## START RECORDS SUPPLIED

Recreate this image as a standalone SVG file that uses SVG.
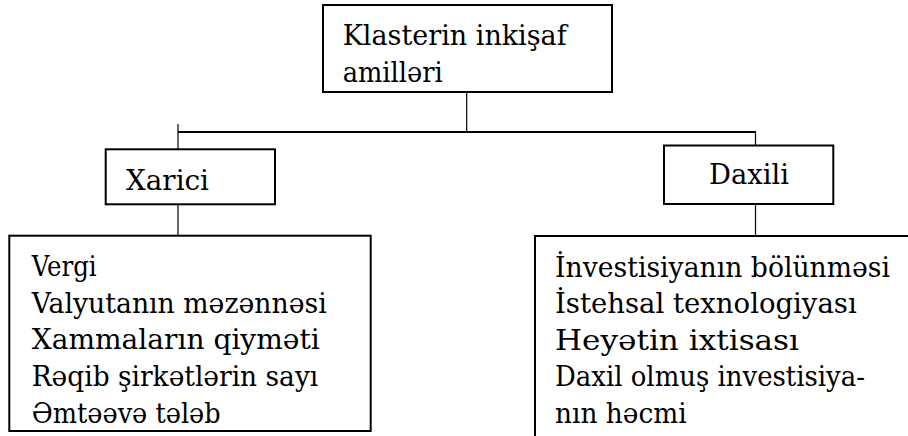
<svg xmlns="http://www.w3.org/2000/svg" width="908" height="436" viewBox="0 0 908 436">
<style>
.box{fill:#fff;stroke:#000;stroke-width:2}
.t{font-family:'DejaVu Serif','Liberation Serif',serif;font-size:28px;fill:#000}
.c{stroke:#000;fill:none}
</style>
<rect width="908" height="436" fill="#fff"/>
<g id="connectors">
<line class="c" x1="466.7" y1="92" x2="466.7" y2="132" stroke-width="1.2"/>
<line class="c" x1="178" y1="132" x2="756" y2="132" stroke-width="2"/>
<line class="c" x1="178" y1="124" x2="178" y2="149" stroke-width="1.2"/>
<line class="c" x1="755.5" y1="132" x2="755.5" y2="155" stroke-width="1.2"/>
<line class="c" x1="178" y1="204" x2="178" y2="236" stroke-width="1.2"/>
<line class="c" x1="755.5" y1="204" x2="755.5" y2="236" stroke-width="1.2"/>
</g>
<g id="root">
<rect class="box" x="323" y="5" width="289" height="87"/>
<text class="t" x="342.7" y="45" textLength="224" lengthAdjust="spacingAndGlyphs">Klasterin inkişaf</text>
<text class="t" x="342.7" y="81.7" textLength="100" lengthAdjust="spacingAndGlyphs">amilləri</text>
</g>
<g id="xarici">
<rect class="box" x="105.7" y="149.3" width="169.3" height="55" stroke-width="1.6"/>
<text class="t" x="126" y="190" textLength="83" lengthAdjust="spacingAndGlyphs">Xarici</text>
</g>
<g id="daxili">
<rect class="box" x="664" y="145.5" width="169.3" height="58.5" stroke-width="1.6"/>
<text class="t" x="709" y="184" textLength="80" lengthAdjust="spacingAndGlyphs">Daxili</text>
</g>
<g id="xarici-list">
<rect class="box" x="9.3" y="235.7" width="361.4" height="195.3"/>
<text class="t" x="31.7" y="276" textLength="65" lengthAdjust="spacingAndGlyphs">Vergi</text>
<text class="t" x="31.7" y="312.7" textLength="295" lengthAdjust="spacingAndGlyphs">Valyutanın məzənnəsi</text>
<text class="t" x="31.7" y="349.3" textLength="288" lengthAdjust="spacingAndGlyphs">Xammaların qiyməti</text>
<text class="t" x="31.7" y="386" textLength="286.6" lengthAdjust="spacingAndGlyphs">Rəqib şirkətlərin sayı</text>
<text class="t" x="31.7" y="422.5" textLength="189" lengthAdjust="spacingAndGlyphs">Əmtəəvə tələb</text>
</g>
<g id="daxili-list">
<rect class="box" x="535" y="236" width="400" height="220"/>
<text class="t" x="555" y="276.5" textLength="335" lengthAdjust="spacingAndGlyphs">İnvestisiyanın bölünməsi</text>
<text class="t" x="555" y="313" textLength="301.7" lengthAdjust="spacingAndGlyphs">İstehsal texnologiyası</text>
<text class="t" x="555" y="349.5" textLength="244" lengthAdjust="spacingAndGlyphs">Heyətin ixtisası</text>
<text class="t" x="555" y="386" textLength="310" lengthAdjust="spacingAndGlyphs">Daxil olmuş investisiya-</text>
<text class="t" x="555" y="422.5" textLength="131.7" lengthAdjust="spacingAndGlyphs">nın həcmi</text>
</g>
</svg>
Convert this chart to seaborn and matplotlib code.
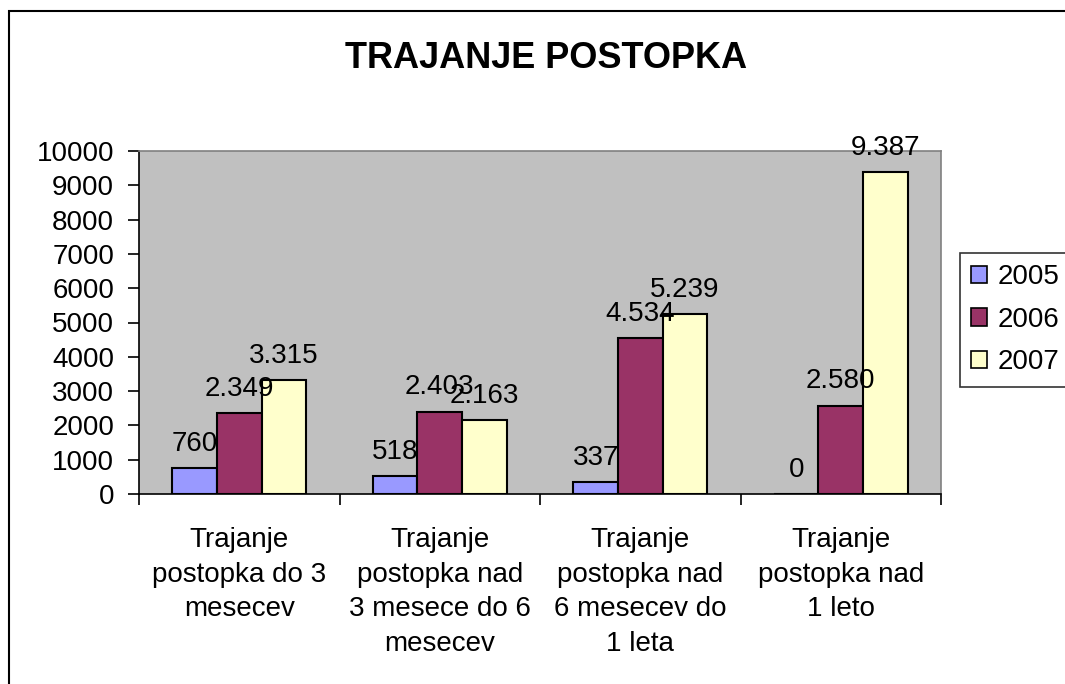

## END RECORDS SUPPLIED

- [GIVEN EXERCISE]:
Go through the entries above and output them exactly, without pictures.

- [SOLUTION]:
Recreate this image as a standalone SVG file that uses SVG.
<svg xmlns="http://www.w3.org/2000/svg" width="908" height="436" viewBox="0 0 908 436">
<style>
.box{fill:#fff;stroke:#000;stroke-width:2}
.t{font-family:'DejaVu Serif','Liberation Serif',serif;font-size:28px;fill:#000}
.c{stroke:#000;fill:none}
</style>
<rect width="908" height="436" fill="#fff"/>
<g id="connectors">
<line class="c" x1="466.7" y1="92" x2="466.7" y2="132" stroke-width="1.2"/>
<line class="c" x1="178" y1="132" x2="756" y2="132" stroke-width="2"/>
<line class="c" x1="178" y1="124" x2="178" y2="149" stroke-width="1.2"/>
<line class="c" x1="755.5" y1="132" x2="755.5" y2="155" stroke-width="1.2"/>
<line class="c" x1="178" y1="204" x2="178" y2="236" stroke-width="1.2"/>
<line class="c" x1="755.5" y1="204" x2="755.5" y2="236" stroke-width="1.2"/>
</g>
<g id="root">
<rect class="box" x="323" y="5" width="289" height="87"/>
<text class="t" x="342.7" y="45" textLength="224" lengthAdjust="spacingAndGlyphs">Klasterin inkişaf</text>
<text class="t" x="342.7" y="81.7" textLength="100" lengthAdjust="spacingAndGlyphs">amilləri</text>
</g>
<g id="xarici">
<rect class="box" x="105.7" y="149.3" width="169.3" height="55" stroke-width="1.6"/>
<text class="t" x="126" y="190" textLength="83" lengthAdjust="spacingAndGlyphs">Xarici</text>
</g>
<g id="daxili">
<rect class="box" x="664" y="145.5" width="169.3" height="58.5" stroke-width="1.6"/>
<text class="t" x="709" y="184" textLength="80" lengthAdjust="spacingAndGlyphs">Daxili</text>
</g>
<g id="xarici-list">
<rect class="box" x="9.3" y="235.7" width="361.4" height="195.3"/>
<text class="t" x="31.7" y="276" textLength="65" lengthAdjust="spacingAndGlyphs">Vergi</text>
<text class="t" x="31.7" y="312.7" textLength="295" lengthAdjust="spacingAndGlyphs">Valyutanın məzənnəsi</text>
<text class="t" x="31.7" y="349.3" textLength="288" lengthAdjust="spacingAndGlyphs">Xammaların qiyməti</text>
<text class="t" x="31.7" y="386" textLength="286.6" lengthAdjust="spacingAndGlyphs">Rəqib şirkətlərin sayı</text>
<text class="t" x="31.7" y="422.5" textLength="189" lengthAdjust="spacingAndGlyphs">Əmtəəvə tələb</text>
</g>
<g id="daxili-list">
<rect class="box" x="535" y="236" width="400" height="220"/>
<text class="t" x="555" y="276.5" textLength="335" lengthAdjust="spacingAndGlyphs">İnvestisiyanın bölünməsi</text>
<text class="t" x="555" y="313" textLength="301.7" lengthAdjust="spacingAndGlyphs">İstehsal texnologiyası</text>
<text class="t" x="555" y="349.5" textLength="244" lengthAdjust="spacingAndGlyphs">Heyətin ixtisası</text>
<text class="t" x="555" y="386" textLength="310" lengthAdjust="spacingAndGlyphs">Daxil olmuş investisiya-</text>
<text class="t" x="555" y="422.5" textLength="131.7" lengthAdjust="spacingAndGlyphs">nın həcmi</text>
</g>
</svg>
Convert this chart to seaborn and matplotlib code.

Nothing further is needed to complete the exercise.